Le droit communautaire était bien connu des anglais. Je ne peux vous dire ce que va donner le Brexit mais c’est un peu dommage au vu de cette très bonne connaissance du droit communautaire par les anglais.

Je ne vais pas vous abreuver d’éléments techniques, mais parlons tout de même du principe de discovery : chaque partie droit communiquer l’intégralité des pièces, ce qui rend le procès plus lourd et plus compliqué, mais quand on explique aux anglais que, finalement, en France, on ne communique que les pièces qui sont pour nous les bonnes pièces, ils nous traitent de sauvages, ils ne comprennent pas ! Il en va de même pour les américains. Pour eux, c’est jouer sans mettre toutes cartes sur table, ce n’est pas naturel. C’est aussi parce que leur rapport à la vérité est très différent du notre. Sur les cross-examinations et les examinations je n’insiste pas. En réalité, on a affaire à une justice sensiblement de même longueur en terme de durée que pour les français, mais probablement plus coûteuse. On dit que les anglais sont conservateurs, là encore, c’est vrai, mais seulement dans une certaine mesure. L’épisode du White Book, qui reprenait de nombreuses règles de droit et qui faisait des milliers de page, dont quelqu’un avait même pu dire « The whole book is a joke », a été réduit en seulement 2 ans à des règles beaucoup plus simples et beaucoup moins nombreuses. En comparaison, en France, nos grands rapports sur la modernisation de la Justice, la démocratie du droit, les innovations technologiques ne vont pas au fond des choses pour les changer véritablement, ce qui s’explique aussi par un manque de moyens.

​Autre grande différence, dans le système anglo-saxon, la partie perdante paie l’intégralité des frais judiciaires de la partie gagnante et cela change tout le contentieux ! Quand on perd, ça vous coûte et cela fait beaucoup de transactions. D’où des déclarations générales sur la manière dont on reçoit les contentieux. Contrairement aux français, les anglais adoptent ainsi un principe de proportionnalité : on va examiner et dédier du temps de la magistrature en fonction de la complexité, de l’égalité des parties… Il y a une forme de management de la justice. Cela évite de perdre trop de temps et de moyens sur des contentieux qui n’ont pas de sens.

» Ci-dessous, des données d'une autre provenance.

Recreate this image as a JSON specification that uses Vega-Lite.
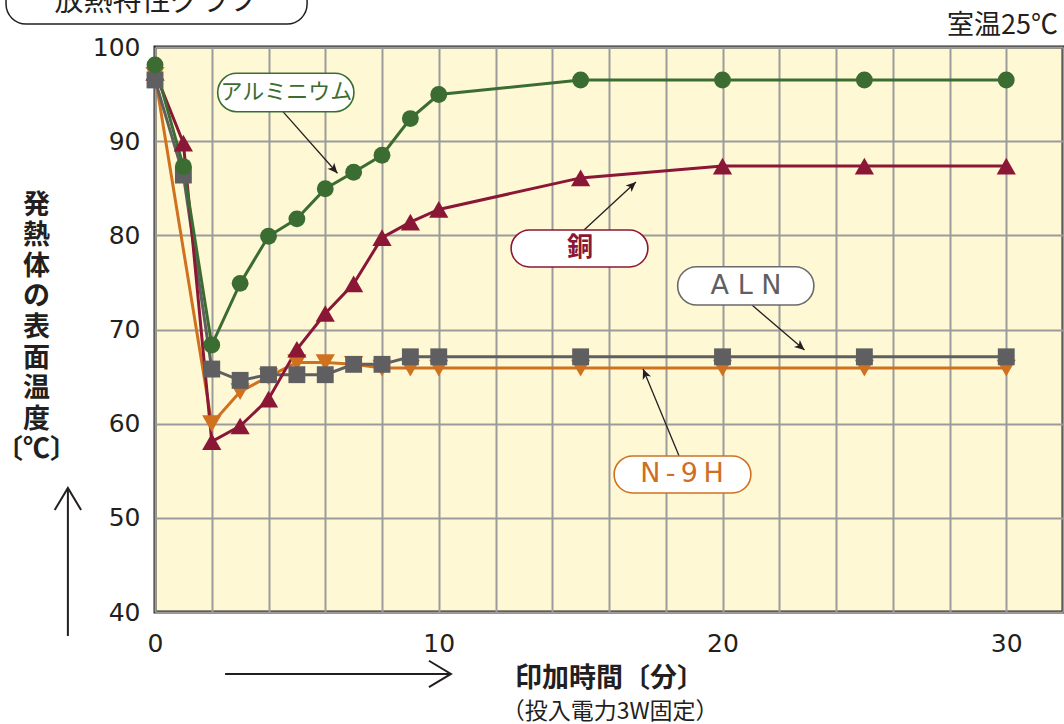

Pour ce qui est de la Réforme du droit des obligations entrée en vigueur le 1er octobre 2016, un rapport de la même année de la Présidence de la République vante cette réforme en parlant d’un droit français à l’aune de la mondialisation. C’est vraiment de la propagande. Et cela me met en colère. En effet, il y a des choses importantes mais surtout beaucoup d’insécurité juridique. En réalité, ce nouveau droit français n’est pas si nouveau et créée des problèmes et des incertitudes et de vrais débats à l’international. Cet alignement me chagrine un peu même quand cela part de bons sentiments.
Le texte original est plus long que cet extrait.